Keseluruhan bahasa daerah yang berpuluh-puluh tersebut bahkan antara satu buah pulau kecil dapat memiliki bahasa yang berbeda, ini merupakan frontir penelitian yang menarik. Namun demikian bila ditelusuri lebih jauh kesimpulan umum dapat ditarik bahwa untuk setiap wilayah kultur selalu menggunakan bahasa kesatuan yaitu bahasa Ternate, Tidore dan Bacan, dengan tingkat yang lebih jauh umumnya daerah Maluku Utara dapat memahami bahasa Ternate dan Tidore.
Bila dikaji lebih jauh ke belakang sebetulnya sejak sebelum masa kolonial telah banyak suku bangsa bahkan ras-ras dari berbagai negeri dan benua yang telah datang ke daerah ini. Hal ini dikarenakan daerah ini memiliki daya tarik rempah-rempah (cengkih dan pala) yang menarik pelaut-pelaut Cina, Portugis, Spanyol, Belanda dan Inggris beramai-ramai mencari jalur ke Ternate, Tidore, Halmahera, Banda dan Ambon.

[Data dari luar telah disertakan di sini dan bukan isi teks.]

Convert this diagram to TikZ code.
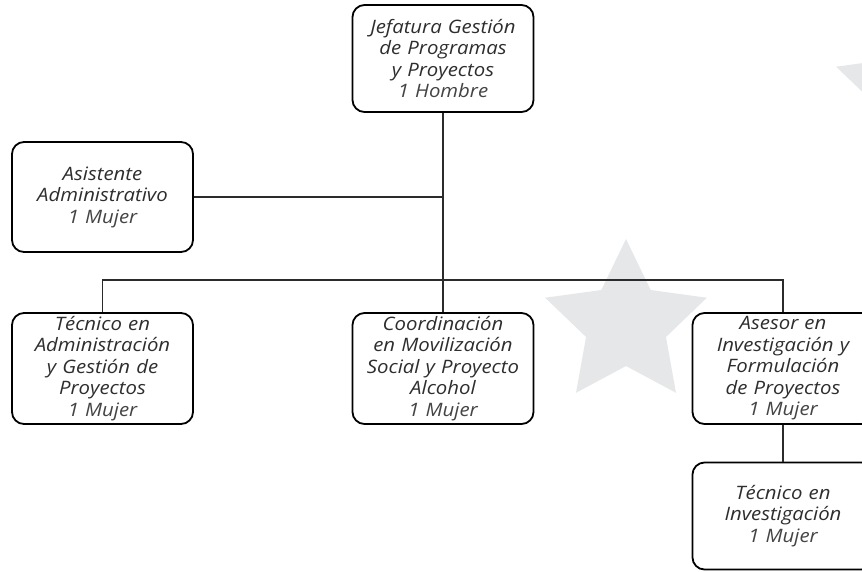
\documentclass[tikz,border=0pt]{standalone}
\usepackage{fontspec}
\setmainfont{Open Sans}[FakeStretch=1.1]
\definecolor{starfill}{HTML}{E6E7E8}
\definecolor{txt}{HTML}{2E2E2E}
\definecolor{txtlight}{HTML}{444444}
\definecolor{linec}{HTML}{2B2B2B}
\tikzset{
  orgbox/.style={draw=black, line width=1.8pt, rounded corners=12pt, minimum width=181pt,
    text width=178pt, align=center, inner sep=0pt, text=txt,
    font=\fontsize{18.5}{21.5}\selectfont\itshape},
  conn/.style={draw=linec, line width=1.2pt},
  starshape/.style={fill=starfill}
}
\newcommand{\cnt}[1]{{\color{txtlight}#1}}
\begin{document}
\begin{tikzpicture}[x=1pt,y=-1pt]
\useasboundingbox (0,0) rectangle (862,571);
\clip (0,0) rectangle (862,571);
\fill[white] (0,0) rectangle (862,571);
% watermark stars
\begin{scope}[shift={(626,324)}]
\fill[starshape] (-90:85) -- (-54:42) -- (-18:85) -- (18:42) -- (54:85) -- (90:42) -- (126:85) -- (162:42) -- (198:85) -- (234:42) -- cycle;
\end{scope}
\begin{scope}[shift={(917,93)}]
\fill[starshape] (-90:85) -- (-54:42) -- (-18:85) -- (18:42) -- (54:85) -- (90:42) -- (126:85) -- (162:42) -- (198:85) -- (234:42) -- cycle;
\end{scope}
% boxes
\node[orgbox, minimum height=107pt] (top) at (443,58.5) {Jefatura Gestión\\de Programas\\y Proyectos\\\cnt{1 Hombre}};
\node[orgbox, minimum height=110pt] (asist) at (102.5,197) {Asistente\\Administrativo\\\cnt{1 Mujer}};
\node[orgbox, minimum height=111pt] (tec1) at (102.5,368.5) {Técnico en\\Administración\\y Gestión de\\Proyectos\\\cnt{1 Mujer}};
\node[orgbox, minimum height=111pt] (coord) at (443,368.5) {Coordinación\\en Movilización\\Social y Proyecto\\Alcohol\\\cnt{1 Mujer}};
\node[orgbox, minimum height=111pt] (asesor) at (783,368.5) {Asesor en\\Investigación y\\Formulación\\de Proyectos\\\cnt{1 Mujer}};
\node[orgbox, minimum height=107pt] (tecinv) at (783,516) {Técnico en\\Investigación\\\cnt{1 Mujer}};
% connectors
\coordinate (bus) at (443,280);
\draw[conn] (top.south) -- (bus);
\draw[conn] (asist.east) -- (asist.east -| top.south);
\draw[conn] (tec1.north) -- (tec1.north |- bus) -- (asesor.north |- bus) -- (asesor.north);
\draw[conn] (coord.north) -- (bus);
\draw[conn] (asesor.south) -- (tecinv.north);
\end{tikzpicture}
\end{document}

Disamping kelompok-kelompok etnik setempat, kelompok-kelompok etnik lain yang berasal dari luar Maluku Utara Seperti Sulawesi (Selatan, Tenggara, Tengah, Utara) Jawa, Sumatera, Cina Ambon dan lain-lain datang dan menetap. Diantara mereka ada yang kawin dengan penduduk asli setempat dan ada yang tinggal sementara waktu karena mencari nafkah. Demikian pula dengan penganut agama lain yang disamping Islam dan Kristen, seperti Konghucu, Hindu dan Budha meskipun dalam jumlah yang kecil. Mereka ini hidup berdampingan dan kadang kala ada pula yang membaur dengan suku maupun penganut agama lainnya.
Diakui bahwa dengan potensi hasil rempah-rempah di daerah ini, maka bahasa memegang peran penting dalam perdagangan pada bad-abad lampau, namun bersamaan dengan itu pula terjadi infiltrasi kebudayaan dari luar yang kuat terutama pengaruh Bahasa Melayu sehingga secara keseluruhan masyarakat yang ada di Maluku Utara umumnya menggunakan Bahasa Melayu sebagai bahasa utama sementara bahasa daerah digunakan manakala lawan bicara memiliki suku yang sama atau paling tidak memahami bahasa daerah digunakan pada lingungan suku bangsa yang sama atau pada mereka yang mengetahui bahasa tersebut.